Reaktion der Cannabis-Befürworter

Prapanna Randall Smith gehört zu den vom Verbot Betroffenen. Der Lehrer ging 2011 in Rente und zog nach Calaveras County, um seiner großen Leidenschaft neben dem Unterrichten nachzugehen: dem Hanfanbau. Er war einer der Ersten, die eine Anbaugenehmigung erhielten; sein Betrieb Magic Show LLC erfüllte alle Anforderungen und schaffte es Jahr für Jahr durch die Routine-Kontrollen. Für Smith ist klar, dass das Verbot nicht nur Growern wie ihm schaden wird, – er verkaufte hauptsächlich an die kalifornischen Apotheken für medizinisches Marihuana – sondern auch einen harten Schlag für die Wirtschaft der Region darstellt. „Das könnte eins der reichsten Counties pro Kopf sein", sagte er einst. Die klimatischen Bedingungen in Calaveras County sind hervorragend. Dank seiner heißen Tage und kalten Nächte sehen einige Grower die Region sogar als besten Ort der Welt für den Cannabisanbau.

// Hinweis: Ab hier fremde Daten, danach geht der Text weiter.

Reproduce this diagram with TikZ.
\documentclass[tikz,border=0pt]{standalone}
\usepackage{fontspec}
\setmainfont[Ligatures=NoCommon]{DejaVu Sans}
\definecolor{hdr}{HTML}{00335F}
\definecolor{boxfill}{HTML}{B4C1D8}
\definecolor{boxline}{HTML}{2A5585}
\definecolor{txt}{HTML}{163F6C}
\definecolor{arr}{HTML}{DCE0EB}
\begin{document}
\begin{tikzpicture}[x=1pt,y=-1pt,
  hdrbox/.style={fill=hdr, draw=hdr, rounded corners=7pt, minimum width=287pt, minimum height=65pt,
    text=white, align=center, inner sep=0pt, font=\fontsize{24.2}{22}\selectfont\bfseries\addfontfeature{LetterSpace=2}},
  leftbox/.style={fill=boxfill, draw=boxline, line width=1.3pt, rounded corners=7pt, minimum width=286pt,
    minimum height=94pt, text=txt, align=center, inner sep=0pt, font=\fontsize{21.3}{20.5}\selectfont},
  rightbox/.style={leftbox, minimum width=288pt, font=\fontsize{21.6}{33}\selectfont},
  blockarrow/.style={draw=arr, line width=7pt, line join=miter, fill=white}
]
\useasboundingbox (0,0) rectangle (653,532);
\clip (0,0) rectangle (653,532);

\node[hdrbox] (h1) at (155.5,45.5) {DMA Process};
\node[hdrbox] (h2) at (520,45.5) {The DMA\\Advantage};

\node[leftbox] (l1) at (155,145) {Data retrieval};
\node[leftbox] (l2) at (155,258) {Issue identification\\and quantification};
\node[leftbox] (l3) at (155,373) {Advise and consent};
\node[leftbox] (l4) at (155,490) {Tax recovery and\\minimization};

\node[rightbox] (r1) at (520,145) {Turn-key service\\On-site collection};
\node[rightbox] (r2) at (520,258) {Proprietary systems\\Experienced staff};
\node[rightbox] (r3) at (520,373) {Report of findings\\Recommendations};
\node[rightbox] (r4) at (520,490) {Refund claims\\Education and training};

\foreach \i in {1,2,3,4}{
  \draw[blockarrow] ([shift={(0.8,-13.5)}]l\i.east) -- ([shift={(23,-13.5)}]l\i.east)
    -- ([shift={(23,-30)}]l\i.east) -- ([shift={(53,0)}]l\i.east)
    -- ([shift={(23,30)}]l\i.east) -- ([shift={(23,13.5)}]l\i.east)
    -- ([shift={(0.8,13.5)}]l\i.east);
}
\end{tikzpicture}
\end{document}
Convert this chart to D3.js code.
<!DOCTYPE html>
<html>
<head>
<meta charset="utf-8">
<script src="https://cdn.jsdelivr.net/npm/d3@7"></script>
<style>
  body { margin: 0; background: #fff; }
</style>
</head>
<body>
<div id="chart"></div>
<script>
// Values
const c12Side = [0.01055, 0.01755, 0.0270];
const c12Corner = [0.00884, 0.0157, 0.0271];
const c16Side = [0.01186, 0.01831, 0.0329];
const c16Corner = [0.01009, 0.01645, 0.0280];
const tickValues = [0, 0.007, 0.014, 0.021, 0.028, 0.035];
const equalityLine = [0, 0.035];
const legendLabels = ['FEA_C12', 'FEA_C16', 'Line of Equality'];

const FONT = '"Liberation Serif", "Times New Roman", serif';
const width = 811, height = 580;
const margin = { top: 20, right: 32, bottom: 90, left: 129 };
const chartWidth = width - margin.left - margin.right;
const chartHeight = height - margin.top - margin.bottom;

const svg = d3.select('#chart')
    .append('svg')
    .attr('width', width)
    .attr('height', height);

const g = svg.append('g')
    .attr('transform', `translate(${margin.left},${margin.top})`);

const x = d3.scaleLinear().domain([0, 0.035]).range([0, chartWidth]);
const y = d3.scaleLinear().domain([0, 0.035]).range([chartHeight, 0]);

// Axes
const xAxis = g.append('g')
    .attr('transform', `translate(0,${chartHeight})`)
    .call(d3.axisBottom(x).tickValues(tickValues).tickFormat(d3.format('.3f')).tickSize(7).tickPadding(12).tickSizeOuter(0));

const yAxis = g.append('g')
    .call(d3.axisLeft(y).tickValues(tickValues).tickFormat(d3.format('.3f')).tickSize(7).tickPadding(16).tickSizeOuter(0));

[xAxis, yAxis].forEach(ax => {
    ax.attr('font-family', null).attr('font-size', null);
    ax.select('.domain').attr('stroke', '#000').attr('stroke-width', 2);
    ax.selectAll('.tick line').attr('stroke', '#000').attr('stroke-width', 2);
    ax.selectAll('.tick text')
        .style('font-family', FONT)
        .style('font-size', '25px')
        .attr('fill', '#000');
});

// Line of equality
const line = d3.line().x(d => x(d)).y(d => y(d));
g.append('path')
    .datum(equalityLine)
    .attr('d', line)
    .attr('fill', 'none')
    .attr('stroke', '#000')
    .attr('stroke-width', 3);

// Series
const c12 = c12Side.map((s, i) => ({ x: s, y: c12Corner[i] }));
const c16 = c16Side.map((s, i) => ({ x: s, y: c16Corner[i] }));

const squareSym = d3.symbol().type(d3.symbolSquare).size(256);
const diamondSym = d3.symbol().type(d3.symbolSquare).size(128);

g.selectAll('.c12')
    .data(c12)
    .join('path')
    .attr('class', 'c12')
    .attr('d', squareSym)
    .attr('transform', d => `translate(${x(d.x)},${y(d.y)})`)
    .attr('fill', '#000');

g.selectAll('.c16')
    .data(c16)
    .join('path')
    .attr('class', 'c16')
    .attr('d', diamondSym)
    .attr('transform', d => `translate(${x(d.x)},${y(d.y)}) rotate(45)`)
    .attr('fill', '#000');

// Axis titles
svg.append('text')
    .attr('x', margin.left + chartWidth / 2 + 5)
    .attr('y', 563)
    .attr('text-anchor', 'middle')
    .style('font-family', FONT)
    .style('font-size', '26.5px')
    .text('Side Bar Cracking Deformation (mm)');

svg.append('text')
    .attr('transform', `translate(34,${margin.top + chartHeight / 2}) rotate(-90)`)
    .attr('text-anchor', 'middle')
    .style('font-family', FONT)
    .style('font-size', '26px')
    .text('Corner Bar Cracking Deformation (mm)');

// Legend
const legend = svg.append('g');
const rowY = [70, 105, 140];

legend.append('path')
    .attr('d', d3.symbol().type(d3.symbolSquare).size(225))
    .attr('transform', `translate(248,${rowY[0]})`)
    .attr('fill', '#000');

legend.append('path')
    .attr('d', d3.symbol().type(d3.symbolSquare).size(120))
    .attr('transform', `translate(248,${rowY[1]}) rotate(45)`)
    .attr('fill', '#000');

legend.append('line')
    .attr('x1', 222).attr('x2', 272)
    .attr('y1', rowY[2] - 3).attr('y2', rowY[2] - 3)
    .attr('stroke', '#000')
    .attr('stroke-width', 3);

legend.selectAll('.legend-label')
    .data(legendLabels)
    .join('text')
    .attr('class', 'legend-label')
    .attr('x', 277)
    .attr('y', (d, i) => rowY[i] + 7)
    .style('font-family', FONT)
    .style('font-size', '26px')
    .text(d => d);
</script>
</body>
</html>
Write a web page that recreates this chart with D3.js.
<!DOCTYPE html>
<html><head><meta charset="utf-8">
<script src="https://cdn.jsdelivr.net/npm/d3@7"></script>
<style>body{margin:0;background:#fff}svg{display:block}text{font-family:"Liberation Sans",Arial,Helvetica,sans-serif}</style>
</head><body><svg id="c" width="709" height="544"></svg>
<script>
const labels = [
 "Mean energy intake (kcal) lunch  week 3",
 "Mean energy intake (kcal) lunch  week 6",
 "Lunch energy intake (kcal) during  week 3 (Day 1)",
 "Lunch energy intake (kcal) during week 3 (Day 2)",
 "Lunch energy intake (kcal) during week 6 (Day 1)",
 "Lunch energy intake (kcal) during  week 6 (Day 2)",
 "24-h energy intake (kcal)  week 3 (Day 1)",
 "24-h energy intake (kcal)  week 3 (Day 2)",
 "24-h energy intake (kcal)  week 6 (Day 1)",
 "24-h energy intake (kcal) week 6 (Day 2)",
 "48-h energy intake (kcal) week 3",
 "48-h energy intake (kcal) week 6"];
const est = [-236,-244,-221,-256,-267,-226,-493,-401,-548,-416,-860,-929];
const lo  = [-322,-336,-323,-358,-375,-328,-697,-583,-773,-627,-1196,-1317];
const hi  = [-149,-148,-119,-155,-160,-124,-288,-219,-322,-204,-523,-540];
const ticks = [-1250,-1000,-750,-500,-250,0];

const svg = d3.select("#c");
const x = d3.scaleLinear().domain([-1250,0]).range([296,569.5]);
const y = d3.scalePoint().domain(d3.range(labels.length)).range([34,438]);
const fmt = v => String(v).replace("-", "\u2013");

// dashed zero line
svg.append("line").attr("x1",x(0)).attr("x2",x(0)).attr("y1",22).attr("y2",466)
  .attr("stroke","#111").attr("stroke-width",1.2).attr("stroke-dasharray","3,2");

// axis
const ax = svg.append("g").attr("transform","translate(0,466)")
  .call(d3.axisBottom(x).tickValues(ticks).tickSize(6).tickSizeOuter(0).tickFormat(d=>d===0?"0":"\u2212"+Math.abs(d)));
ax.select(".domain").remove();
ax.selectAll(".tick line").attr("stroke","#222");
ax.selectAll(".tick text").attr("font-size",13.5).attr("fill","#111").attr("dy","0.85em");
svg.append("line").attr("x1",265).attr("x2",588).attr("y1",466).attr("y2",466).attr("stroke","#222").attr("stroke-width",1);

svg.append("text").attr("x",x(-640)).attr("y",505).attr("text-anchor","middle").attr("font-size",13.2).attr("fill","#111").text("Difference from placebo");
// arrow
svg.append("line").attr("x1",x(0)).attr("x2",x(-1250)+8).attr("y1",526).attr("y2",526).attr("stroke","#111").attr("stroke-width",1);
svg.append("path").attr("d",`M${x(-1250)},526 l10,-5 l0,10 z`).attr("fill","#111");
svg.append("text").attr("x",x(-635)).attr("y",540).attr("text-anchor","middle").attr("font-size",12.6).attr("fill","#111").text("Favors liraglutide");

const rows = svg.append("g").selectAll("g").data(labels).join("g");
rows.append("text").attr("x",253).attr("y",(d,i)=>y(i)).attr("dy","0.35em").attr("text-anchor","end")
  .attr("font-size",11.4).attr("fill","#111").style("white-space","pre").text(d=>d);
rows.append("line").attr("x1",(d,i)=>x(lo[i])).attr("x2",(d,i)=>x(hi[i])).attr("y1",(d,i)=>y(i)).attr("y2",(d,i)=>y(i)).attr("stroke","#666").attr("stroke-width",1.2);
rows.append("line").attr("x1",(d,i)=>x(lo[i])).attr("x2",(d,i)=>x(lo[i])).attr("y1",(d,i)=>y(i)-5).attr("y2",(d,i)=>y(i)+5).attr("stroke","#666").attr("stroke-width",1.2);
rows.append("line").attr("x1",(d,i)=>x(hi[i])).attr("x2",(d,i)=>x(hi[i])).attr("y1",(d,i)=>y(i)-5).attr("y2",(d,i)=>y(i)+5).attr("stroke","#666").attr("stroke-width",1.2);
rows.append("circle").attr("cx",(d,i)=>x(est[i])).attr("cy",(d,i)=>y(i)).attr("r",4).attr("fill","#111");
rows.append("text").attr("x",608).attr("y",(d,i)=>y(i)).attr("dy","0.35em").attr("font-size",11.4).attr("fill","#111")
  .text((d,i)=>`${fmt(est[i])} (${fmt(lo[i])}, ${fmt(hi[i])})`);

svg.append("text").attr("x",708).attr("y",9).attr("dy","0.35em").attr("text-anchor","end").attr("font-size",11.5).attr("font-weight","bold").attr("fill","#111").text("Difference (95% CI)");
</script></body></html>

Verständlicherweise waren die Bauern deshalb auch die ersten, die gegen das am 10. Januar verabschiedete Gesetz aufbegehrten, das sie zur Beendigung ihrer Tätigkeit innerhalb von 90 Tagen zwingt. Die Wut ist groß; sie wollen wegen allen Steuern und Lizenzen, die sie bereits bezahlt haben, vor Gericht ziehen. Manche argumentieren gar, das Verbot werde überhaupt nicht zum Verschwinden der heimlichen Kulturen beitragen, im Gegenteil. So auch der Farmer Caz Tomaszewski: Seiner Meinung nach schafft nur die Regulierung Abhilfe, da mit ihr klar ist, wer sich innerhalb der Vorschriften bewegt und wer nicht.

Außerdem könnte die regulierte Cannabisindustrie den Verbotsgegnern zufolge auch den Tourismus fördern, sodass neue Betriebe mit neuen Beschäftigungsmöglichkeiten entstehen würden und junge Leute und Familien zukünftige Generationen in Calaveras County sichern könnten. Und selbst für die Kassen des Counties war die Regulierung des Anbaus eine gute Finanzspritze, was sich natürlich auch auf die Dienstleistungen für die Bürger positiv auswirkte. Nun versuchen die Cannabis-Befürworter, mit all diesen Argumenten gegen die Durchsetzung des Verbots anzukämpfen und das County so aus dem Debakel zu ziehen.